En revanche, les raisons personnelles, à savoir la réservation de billets d’avion et d’une location de vacances effectuées par les enfants de l’élu comme cadeau d’anniversaire pour son épouse, constituent une excuse valable (CAA Bordeaux, 9 septembre 2022, n° 22BX01656).
Quels enseignements en tirer sur la procédure de démission d’office d’un conseiller municipal ?
L’excuse valable est une excuse précisément justifiée et étayée par des éléments factuels réels.
Le contrôle du juge administratif sur l’excuse valable est stricte au point où l’excuse valable pourrait se rapprocher, sous certains aspects, d’une quasi force majeure.
En effet, dans sa décision n° 22BX01656, qu’aurait jugé la Cour administrative d’appel de Bordeaux s’il ressortait des pièces du dossier que :
- – les billets étaient annulables ou modifiables sans grandes conséquences financières ;
- – les billets avaient été pris après la publication du calendrier électoral ?
La décision aurait surement été toute autre, sinon la Cour n’aurait pas pris la peine de viser ces deux circonstances.

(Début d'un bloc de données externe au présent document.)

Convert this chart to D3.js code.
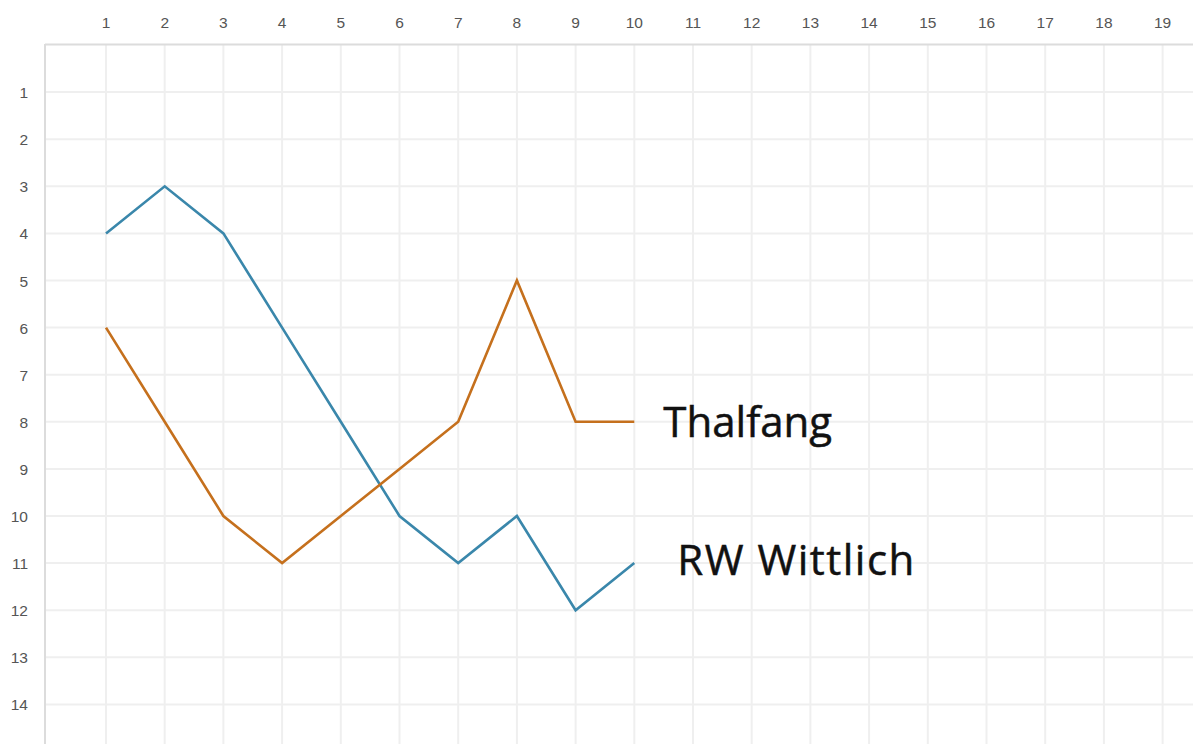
<!DOCTYPE html>
<html>
<head>
<meta charset="utf-8">
<script src="https://cdn.jsdelivr.net/npm/d3@7"></script>
<style>
  html, body { margin: 0; padding: 0; background: #fff; overflow: hidden; }
</style>
</head>
<body>
<div id="chart"></div>
<script>
// Data
const matchdays = d3.range(1, 11);
const xTicks = d3.range(1, 20);
const yTicks = d3.range(1, 15);
const wittlich = [4, 3, 4, 6, 8, 10, 11, 10, 12, 11];
const thalfang = [6, 8, 10, 11, 10, 9, 8, 5, 8, 8];
const seriesNames = ["RW Wittlich", "Thalfang"];

const width = 1193;
const height = 744;
const plotLeft = 45;
const plotTop = 45;

const svg = d3.select("#chart")
  .append("svg")
  .attr("width", width)
  .attr("height", height);

// Scales
const x = d3.scaleLinear().domain([0, 1]).range([47.3, 106]);
const y = d3.scaleLinear().domain([0, 1]).range([45, 92.1]);

// Grid
svg.append("g")
  .selectAll("line")
  .data(xTicks)
  .enter()
  .append("line")
  .attr("x1", d => x(d)).attr("x2", d => x(d))
  .attr("y1", plotTop).attr("y2", height)
  .style("stroke", "#efefef")
  .style("stroke-width", 2);

svg.append("g")
  .selectAll("line")
  .data(yTicks)
  .enter()
  .append("line")
  .attr("x1", plotLeft).attr("x2", width)
  .attr("y1", d => y(d)).attr("y2", d => y(d))
  .style("stroke", "#efefef")
  .style("stroke-width", 2);

// Frame top / left
svg.append("line")
  .attr("x1", plotLeft).attr("x2", width)
  .attr("y1", plotTop - 0.5).attr("y2", plotTop - 0.5)
  .style("stroke", "#dcdcdc").style("stroke-width", 2);
svg.append("line")
  .attr("x1", plotLeft).attr("x2", plotLeft)
  .attr("y1", plotTop - 1).attr("y2", height)
  .style("stroke", "#dcdcdc").style("stroke-width", 2);

// Tick labels
svg.append("g")
  .selectAll("text")
  .data(xTicks)
  .enter()
  .append("text")
  .attr("x", d => x(d))
  .attr("y", 28)
  .attr("text-anchor", "middle")
  .style("font-family", "Arial, 'Liberation Sans', sans-serif")
  .style("font-size", "15.5px")
  .style("fill", "#555")
  .text(d => d);

svg.append("g")
  .selectAll("text")
  .data(yTicks)
  .enter()
  .append("text")
  .attr("x", 28)
  .attr("y", d => y(d) + 6)
  .attr("text-anchor", "end")
  .style("font-family", "Arial, 'Liberation Sans', sans-serif")
  .style("font-size", "15.5px")
  .style("fill", "#555")
  .text(d => d);

// Lines
const line = d3.line()
  .x((d, i) => x(matchdays[i]))
  .y(d => y(d));

svg.append("path")
  .datum(wittlich)
  .attr("d", line)
  .style("fill", "none")
  .style("stroke", "#3a87ab")
  .style("stroke-width", 2.6)
  .style("stroke-linejoin", "miter");

svg.append("path")
  .datum(thalfang)
  .attr("d", line)
  .style("fill", "none")
  .style("stroke", "#c5701d")
  .style("stroke-width", 2.6)
  .style("stroke-linejoin", "miter");

// Labels at line ends
const last = matchdays.length - 1;
svg.append("text")
  .attr("x", x(matchdays[last]) + 29)
  .attr("y", y(thalfang[last]) + 15)
  .style("font-family", "'Open Sans', sans-serif")
  .style("font-size", "42px")
  .style("fill", "#111")
  .style("stroke", "#111")
  .style("stroke-width", 0.5)
  .text(seriesNames[1]);

svg.append("text")
  .attr("x", x(matchdays[last]) + 43)
  .attr("y", y(wittlich[last]) + 12)
  .style("font-family", "'Open Sans', sans-serif")
  .style("font-size", "42px")
  .style("letter-spacing", "1.5px")
  .style("fill", "#111")
  .style("stroke", "#111")
  .style("stroke-width", 0.5)
  .text(seriesNames[0]);
</script>
</body>
</html>
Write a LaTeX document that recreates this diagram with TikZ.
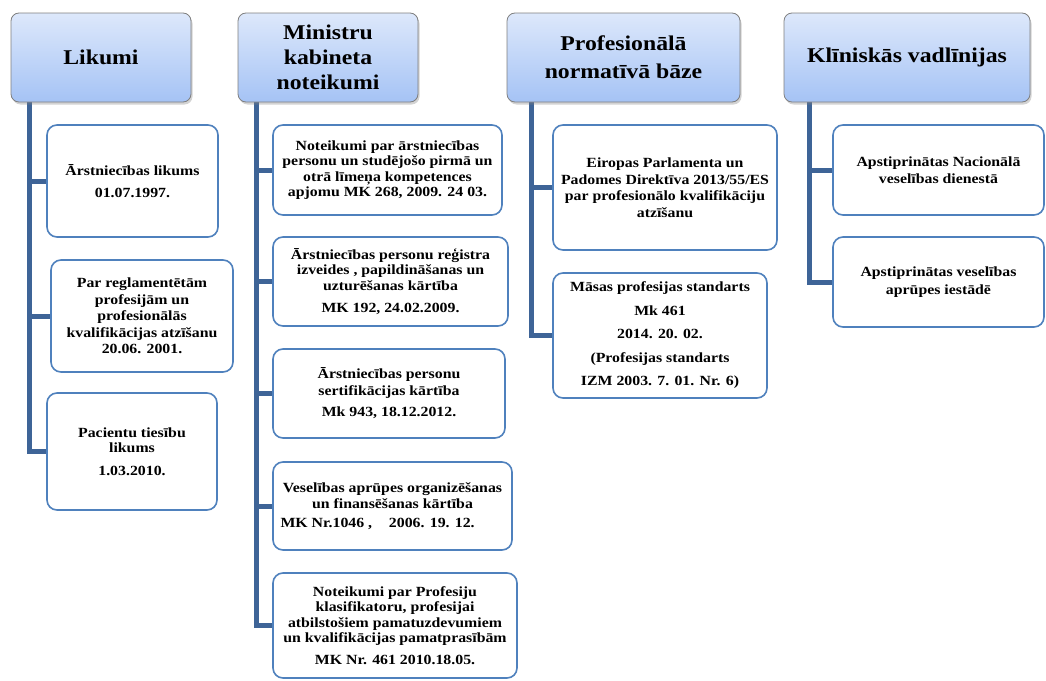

En tout état de cause, si la démission d’office d’un conseiller municipal peut être prononcée dans le cas où l’élu refuse d’exercer ses missions, il n’en demeure pas moins que cette sanction, particulièrement grave, ne saurait intervenir sans le respect d’une stricte procédure formelle.
Il ne faut, donc, en la matière éviter tout excès et décisions hâtives.